# [Directive]
Render the material again word for word, skipping the pictures in it.

# [Information provided]

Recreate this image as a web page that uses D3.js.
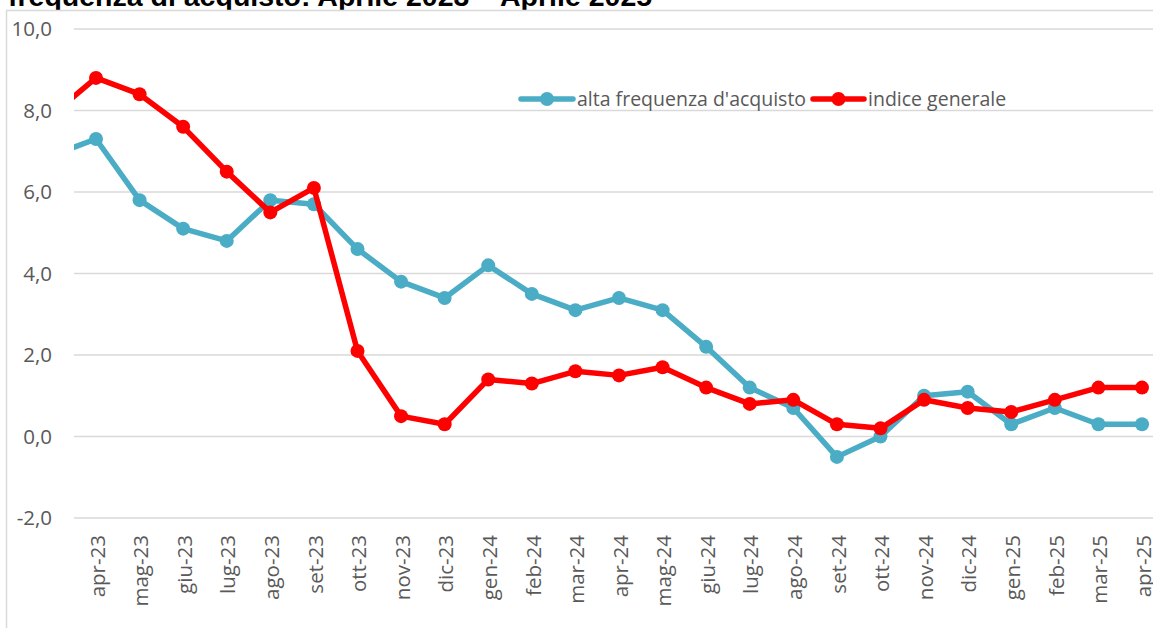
<!DOCTYPE html>
<html>
<head>
<meta charset="utf-8">
<script src="https://cdn.jsdelivr.net/npm/d3@7"></script>
<style>
  body { margin: 0; background: #fff; }
  svg { display: block; }
</style>
</head>
<body>
<svg id="chart" width="1153" height="628"></svg>
<script>
// months (mar-23 sits just outside the plot, only its segment shows)
const months = ["mar-23", "apr-23", "mag-23", "giu-23", "lug-23", "ago-23", "set-23", "ott-23", "nov-23", "dic-23",
  "gen-24", "feb-24", "mar-24", "apr-24", "mag-24", "giu-24", "lug-24", "ago-24", "set-24", "ott-24",
  "nov-24", "dic-24", "gen-25", "feb-25", "mar-25", "apr-25"];

const altaFrequenza = [6.9, 7.3, 5.8, 5.1, 4.8, 5.8, 5.7, 4.6, 3.8, 3.4,
  4.2, 3.5, 3.1, 3.4, 3.1, 2.2, 1.2, 0.7, -0.5, 0.0,
  1.0, 1.1, 0.3, 0.7, 0.3, 0.3];

const indiceGenerale = [7.9, 8.8, 8.4, 7.6, 6.5, 5.5, 6.1, 2.1, 0.5, 0.3,
  1.4, 1.3, 1.6, 1.5, 1.7, 1.2, 0.8, 0.9, 0.3, 0.2,
  0.9, 0.7, 0.6, 0.9, 1.2, 1.2];

const yTicks = [-2, 0, 2, 4, 6, 8, 10];

const title = "frequenza di acquisto: Aprile 2023 \u2013 Aprile 2025";

const series = [
  { name: "alta frequenza d'acquisto", values: altaFrequenza, color: "#4BACC6" },
  { name: "indice generale", values: indiceGenerale, color: "#FF0000" }
];

const width = 1153, height = 628;
const plot = { left: 74, right: 1153, top: 29, bottom: 518 };
const font = "'Open Sans', sans-serif";

const it = d3.formatLocale({ decimal: ",", thousands: ".", grouping: [3], currency: ["", " €"], minus: "-" });
const fmt = it.format(".1f");

const svg = d3.select("#chart");

const x = d3.scalePoint()
  .domain(months)
  .range([52.4, 1142]);

const y = d3.scaleLinear()
  .domain([-2, 10])
  .range([plot.bottom, plot.top]);

// title (cut at top like the source picture)
svg.append("text")
  .attr("x", 8)
  .attr("y", 6)
  .attr("font-family", "'Liberation Sans', Arial, sans-serif")
  .attr("font-weight", "bold")
  .attr("font-size", 28.5)
  .attr("fill", "#000")
  .text(title);

// chart frame
svg.append("rect")
  .attr("x", 6.5)
  .attr("y", 10.5)
  .attr("width", width)
  .attr("height", height)
  .attr("fill", "#fff")
  .attr("stroke", "#d9d9d9")
  .attr("stroke-width", 1.5);

// gridlines
svg.append("g")
  .selectAll("line")
  .data(yTicks)
  .join("line")
  .attr("x1", plot.left)
  .attr("x2", plot.right)
  .attr("y1", (d) => y(d))
  .attr("y2", (d) => y(d))
  .attr("stroke", "#d9d9d9")
  .attr("stroke-width", 1.5);

// y axis labels
const yAxis = (g) =>
  g
    .attr("transform", `translate(${plot.left},0)`)
    .call(d3.axisLeft(y).tickValues(yTicks).tickFormat(fmt).tickSize(0).tickPadding(22))
    .call((g) => g.select(".domain").remove())
    .call((g) => g.selectAll("text")
      .attr("font-family", font)
      .attr("font-size", 20.5)
      .attr("fill", "#595959"));
svg.append("g").call(yAxis);

// x axis labels (rotated)
const xAxis = (g) =>
  g
    .attr("transform", `translate(0,${plot.bottom})`)
    .call(d3.axisBottom(x).tickValues(months.slice(1)).tickSize(0))
    .call((g) => g.select(".domain").remove())
    .call((g) => g.selectAll("text")
      .attr("font-family", font)
      .attr("font-size", 20.5)
      .attr("fill", "#595959")
      .attr("text-anchor", "end")
      .attr("dy", "0.35em")
      .attr("transform", "translate(1,17) rotate(-90)")
      .attr("y", 0)
      .attr("x", 0));
svg.append("g").call(xAxis);

// clip for the plot area
svg.append("clipPath")
  .attr("id", "plotclip")
  .append("rect")
  .attr("x", plot.left)
  .attr("y", 0)
  .attr("width", plot.right - plot.left)
  .attr("height", height);

const line = d3.line()
  .x((d, i) => x(months[i]))
  .y((d) => y(d));

const lines = svg.append("g").attr("clip-path", "url(#plotclip)");

series.forEach((s) => {
  lines.append("path")
    .datum(s.values)
    .attr("fill", "none")
    .attr("stroke", s.color)
    .attr("stroke-width", 5.5)
    .attr("stroke-linejoin", "round")
    .attr("d", line);

  lines.append("g")
    .selectAll("circle")
    .data(s.values)
    .join("circle")
    .attr("cx", (d, i) => x(months[i]))
    .attr("cy", (d) => y(d))
    .attr("r", 7)
    .attr("fill", s.color);
});

// legend
const legendPos = [{ x: 521, w: 52 }, { x: 813, w: 51 }];
const legendY = 99;
const legend = svg.append("g");
series.forEach((s, i) => {
  const p = legendPos[i];
  legend.append("line")
    .attr("x1", p.x)
    .attr("x2", p.x + p.w)
    .attr("y1", legendY)
    .attr("y2", legendY)
    .attr("stroke", s.color)
    .attr("stroke-width", 5.5)
    .attr("stroke-linecap", "round");
  legend.append("circle")
    .attr("cx", p.x + p.w / 2)
    .attr("cy", legendY)
    .attr("r", 7)
    .attr("fill", s.color);
  legend.append("text")
    .attr("x", p.x + p.w + 4)
    .attr("y", legendY)
    .attr("dy", "0.35em")
    .attr("font-family", font)
    .attr("font-size", 19.5)
    .attr("fill", "#595959")
    .text(s.name);
});
</script>
</body>
</html>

# [The output]
Recreate this image as a web page that uses D3.js.
<!DOCTYPE html>
<html>
<head>
<meta charset="utf-8">
<script src="https://cdn.jsdelivr.net/npm/d3@7"></script>
<style>
  body { margin: 0; background: #fff; }
  svg { display: block; }
</style>
</head>
<body>
<svg id="chart" width="1153" height="628"></svg>
<script>
// months (mar-23 sits just outside the plot, only its segment shows)
const months = ["mar-23", "apr-23", "mag-23", "giu-23", "lug-23", "ago-23", "set-23", "ott-23", "nov-23", "dic-23",
  "gen-24", "feb-24", "mar-24", "apr-24", "mag-24", "giu-24", "lug-24", "ago-24", "set-24", "ott-24",
  "nov-24", "dic-24", "gen-25", "feb-25", "mar-25", "apr-25"];

const altaFrequenza = [6.9, 7.3, 5.8, 5.1, 4.8, 5.8, 5.7, 4.6, 3.8, 3.4,
  4.2, 3.5, 3.1, 3.4, 3.1, 2.2, 1.2, 0.7, -0.5, 0.0,
  1.0, 1.1, 0.3, 0.7, 0.3, 0.3];

const indiceGenerale = [7.9, 8.8, 8.4, 7.6, 6.5, 5.5, 6.1, 2.1, 0.5, 0.3,
  1.4, 1.3, 1.6, 1.5, 1.7, 1.2, 0.8, 0.9, 0.3, 0.2,
  0.9, 0.7, 0.6, 0.9, 1.2, 1.2];

const yTicks = [-2, 0, 2, 4, 6, 8, 10];

const title = "frequenza di acquisto: Aprile 2023 \u2013 Aprile 2025";

const series = [
  { name: "alta frequenza d'acquisto", values: altaFrequenza, color: "#4BACC6" },
  { name: "indice generale", values: indiceGenerale, color: "#FF0000" }
];

const width = 1153, height = 628;
const plot = { left: 74, right: 1153, top: 29, bottom: 518 };
const font = "'Open Sans', sans-serif";

const it = d3.formatLocale({ decimal: ",", thousands: ".", grouping: [3], currency: ["", " €"], minus: "-" });
const fmt = it.format(".1f");

const svg = d3.select("#chart");

const x = d3.scalePoint()
  .domain(months)
  .range([52.4, 1142]);

const y = d3.scaleLinear()
  .domain([-2, 10])
  .range([plot.bottom, plot.top]);

// title (cut at top like the source picture)
svg.append("text")
  .attr("x", 8)
  .attr("y", 6)
  .attr("font-family", "'Liberation Sans', Arial, sans-serif")
  .attr("font-weight", "bold")
  .attr("font-size", 28.5)
  .attr("fill", "#000")
  .text(title);

// chart frame
svg.append("rect")
  .attr("x", 6.5)
  .attr("y", 10.5)
  .attr("width", width)
  .attr("height", height)
  .attr("fill", "#fff")
  .attr("stroke", "#d9d9d9")
  .attr("stroke-width", 1.5);

// gridlines
svg.append("g")
  .selectAll("line")
  .data(yTicks)
  .join("line")
  .attr("x1", plot.left)
  .attr("x2", plot.right)
  .attr("y1", (d) => y(d))
  .attr("y2", (d) => y(d))
  .attr("stroke", "#d9d9d9")
  .attr("stroke-width", 1.5);

// y axis labels
const yAxis = (g) =>
  g
    .attr("transform", `translate(${plot.left},0)`)
    .call(d3.axisLeft(y).tickValues(yTicks).tickFormat(fmt).tickSize(0).tickPadding(22))
    .call((g) => g.select(".domain").remove())
    .call((g) => g.selectAll("text")
      .attr("font-family", font)
      .attr("font-size", 20.5)
      .attr("fill", "#595959"));
svg.append("g").call(yAxis);

// x axis labels (rotated)
const xAxis = (g) =>
  g
    .attr("transform", `translate(0,${plot.bottom})`)
    .call(d3.axisBottom(x).tickValues(months.slice(1)).tickSize(0))
    .call((g) => g.select(".domain").remove())
    .call((g) => g.selectAll("text")
      .attr("font-family", font)
      .attr("font-size", 20.5)
      .attr("fill", "#595959")
      .attr("text-anchor", "end")
      .attr("dy", "0.35em")
      .attr("transform", "translate(1,17) rotate(-90)")
      .attr("y", 0)
      .attr("x", 0));
svg.append("g").call(xAxis);

// clip for the plot area
svg.append("clipPath")
  .attr("id", "plotclip")
  .append("rect")
  .attr("x", plot.left)
  .attr("y", 0)
  .attr("width", plot.right - plot.left)
  .attr("height", height);

const line = d3.line()
  .x((d, i) => x(months[i]))
  .y((d) => y(d));

const lines = svg.append("g").attr("clip-path", "url(#plotclip)");

series.forEach((s) => {
  lines.append("path")
    .datum(s.values)
    .attr("fill", "none")
    .attr("stroke", s.color)
    .attr("stroke-width", 5.5)
    .attr("stroke-linejoin", "round")
    .attr("d", line);

  lines.append("g")
    .selectAll("circle")
    .data(s.values)
    .join("circle")
    .attr("cx", (d, i) => x(months[i]))
    .attr("cy", (d) => y(d))
    .attr("r", 7)
    .attr("fill", s.color);
});

// legend
const legendPos = [{ x: 521, w: 52 }, { x: 813, w: 51 }];
const legendY = 99;
const legend = svg.append("g");
series.forEach((s, i) => {
  const p = legendPos[i];
  legend.append("line")
    .attr("x1", p.x)
    .attr("x2", p.x + p.w)
    .attr("y1", legendY)
    .attr("y2", legendY)
    .attr("stroke", s.color)
    .attr("stroke-width", 5.5)
    .attr("stroke-linecap", "round");
  legend.append("circle")
    .attr("cx", p.x + p.w / 2)
    .attr("cy", legendY)
    .attr("r", 7)
    .attr("fill", s.color);
  legend.append("text")
    .attr("x", p.x + p.w + 4)
    .attr("y", legendY)
    .attr("dy", "0.35em")
    .attr("font-family", font)
    .attr("font-size", 19.5)
    .attr("fill", "#595959")
    .text(s.name);
});
</script>
</body>
</html>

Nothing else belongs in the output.